- Oct 2016
Are they near the coast ?In both Portugal and Spain there are regions that had "proto cities", permanent settlements with stone walls located on the top of hills.
It seems that its builders were descendents of the Neolithic populations who built megalithic monuments in previous centuries.
There are no clear signs of a rigid hierarchy in these communities (at least in the proto cities in western Portugal) and there are some signs of organized violence.
The walls seem to have spots for archers. There is a great production of arrows. Some male bodies were found in common graves, etc.
Aha ! Walls to keep things IN ... I was wondering about that, as some settlements that are supposed to be without fortifications seem to be artistically rendered as large enclosures .These elements were present in the late Neolithic and early Copper Age, well before the arrival of central Europe migrants.

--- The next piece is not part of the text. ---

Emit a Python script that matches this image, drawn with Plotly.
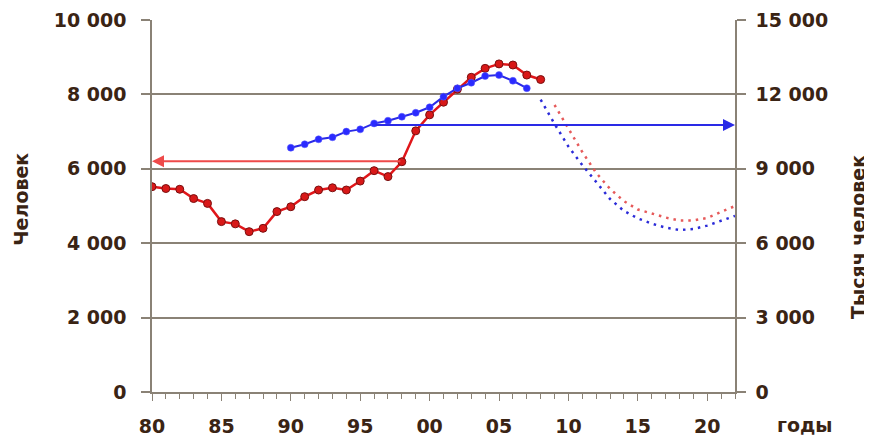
import plotly.graph_objects as go

# ---- data ----
red_years = list(range(1980, 2009))
red_values = [5520, 5470, 5450, 5200, 5070, 4580, 4520, 4310, 4400, 4850,
              4980, 5250, 5430, 5490, 5430, 5670, 5950, 5790, 6190, 7020,
              7450, 7790, 8140, 8460, 8700, 8820, 8790, 8520, 8400]

blue_years = list(range(1990, 2008))
blue_values = [9850, 9990, 10190, 10270, 10500, 10590, 10830, 10940, 11100, 11260,
               11480, 11910, 12250, 12470, 12740, 12780, 12550, 12250]

red_fc_years = list(range(2009, 2023))
red_fc_values = [7715, 7070, 6450, 5890, 5460, 5130, 4905, 4800, 4690, 4610,
                 4610, 4680, 4840, 5000]

blue_fc_years = list(range(2008, 2023))
blue_fc_values = [11790, 10810, 9900, 9150, 8470, 7780, 7300, 7000, 6790, 6630,
                  6530, 6570, 6710, 6900, 7100]

red_arrow = {"from_year": 1998, "to_year": 1980, "value": 6200}
blue_arrow = {"from_year": 1996, "to_year": 2022, "value": 10770}

x_tickvals = [1980, 1985, 1990, 1995, 2000, 2005, 2010, 2015, 2020]
x_ticktext = ["80", "85", "90", "95", "00", "05", "10", "15", "20"]
left_tickvals = [0, 2000, 4000, 6000, 8000, 10000]
left_ticktext = ["0", "2 000", "4 000", "6 000", "8 000", "10 000"]
right_tickvals = [0, 3000, 6000, 9000, 12000, 15000]
right_ticktext = ["0", "3 000", "6 000", "9 000", "12 000", "15 000"]

left_title = "Человек"
right_title = "Тысяч человек"
x_title = "годы"

# ---- style ----
TXT = "#3a2414"
AX = "#8a8276"
FONT = dict(family="DejaVu Sans", size=19, color=TXT, weight="bold")

fig = go.Figure()

fig.add_trace(go.Scatter(
    x=red_fc_years, y=red_fc_values, mode="lines", yaxis="y",
    line=dict(color="#e65a5a", width=2.5, dash="2.5px,5px"), hoverinfo="skip"))
fig.add_trace(go.Scatter(
    x=blue_fc_years, y=blue_fc_values, mode="lines", yaxis="y2",
    line=dict(color="#2b2bd8", width=2.5, dash="2.5px,5px"), hoverinfo="skip"))

fig.add_trace(go.Scatter(
    x=red_years, y=red_values, mode="lines+markers", yaxis="y",
    line=dict(color="#e0161a", width=2.5),
    marker=dict(color="#d81818", size=8, line=dict(color="#7a1010", width=1))))
fig.add_trace(go.Scatter(
    x=blue_years, y=blue_values, mode="lines+markers", yaxis="y2",
    line=dict(color="#2a2ae6", width=2),
    marker=dict(color="#2a2aff", size=7, line=dict(color="#5a5aff", width=0.5))))

annotations = [
    dict(x=red_arrow["to_year"], y=red_arrow["value"], xref="x", yref="y",
         ax=red_arrow["from_year"], ay=red_arrow["value"], axref="x", ayref="y",
         showarrow=True, arrowhead=2, arrowsize=1.2, arrowwidth=2,
         arrowcolor="#ee4a4a", text=""),
    dict(x=blue_arrow["to_year"], y=blue_arrow["value"], xref="x", yref="y2",
         ax=blue_arrow["from_year"], ay=blue_arrow["value"], axref="x", ayref="y2",
         showarrow=True, arrowhead=2, arrowsize=1.2, arrowwidth=2,
         arrowcolor="#2a2ae6", text=""),
    dict(text=left_title, xref="paper", yref="paper", x=-0.225, y=0.519,
         textangle=-90, showarrow=False, font=FONT, xanchor="center", yanchor="middle"),
    dict(text=right_title, xref="paper", yref="paper", x=1.211, y=0.417,
         textangle=-90, showarrow=False, font=FONT, xanchor="center", yanchor="middle"),
    dict(text=x_title, xref="paper", yref="paper", x=1.12, y=-0.0887,
         showarrow=False, font=FONT, xanchor="center", yanchor="middle"),
]

# the page adds an 8px body margin, so the figure is sized 864x437
fig.update_layout(
    width=864, height=437,
    margin=dict(l=144, r=137, t=12, b=53, autoexpand=False),
    paper_bgcolor="white", plot_bgcolor="white",
    showlegend=False,
    annotations=annotations,
    xaxis=dict(
        range=[1980, 2022], tickvals=x_tickvals, ticktext=x_ticktext,
        automargin=False,
        showgrid=False, zeroline=False, showline=True, linecolor=AX, linewidth=1.5,
        ticks="outside", ticklen=7, tickcolor=AX, tickwidth=1.2,
        minor=dict(dtick=1, tick0=1980, ticks="outside", ticklen=5, tickcolor=AX, tickwidth=1.2),
        tickfont=FONT, ticklabelstandoff=9),
    yaxis=dict(
        range=[0, 10000], tickvals=left_tickvals, ticktext=left_ticktext,
        automargin=False,
        showgrid=True, gridcolor=AX, gridwidth=1.5, zeroline=False,
        showline=True, linecolor=AX, linewidth=1.5,
        ticks="outside", ticklen=9, tickcolor=AX, tickwidth=1.5,
        tickfont=FONT, ticklabelstandoff=11),
    yaxis2=dict(
        range=[0, 15000], tickvals=right_tickvals, ticktext=right_ticktext,
        automargin=False,
        overlaying="y", side="right", showgrid=False, zeroline=False,
        showline=True, linecolor=AX, linewidth=1.5,
        ticks="outside", ticklen=9, tickcolor=AX, tickwidth=1.5,
        tickfont=FONT, ticklabelstandoff=6),
)

fig.write_html("out.html")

One thing seems certain, in the late copper age and early bronze age there's a radical change. The population are no longer concentrated in proto cities. Most of them are abandoned. People are now living in valleys and open spaces without fortifications. The bell beaker kit is more widespread and even though the societies in Western Portugal seem more peaceful there some signs of a warrior elite.
These are just interpretations though.
Maybe there was no war, just intensive hunting. The walls were made to guard cattle at night. And the change in the pattern of territorial occupation might have been a response to an environment collapse.
Or maybe it was everything I wrote above.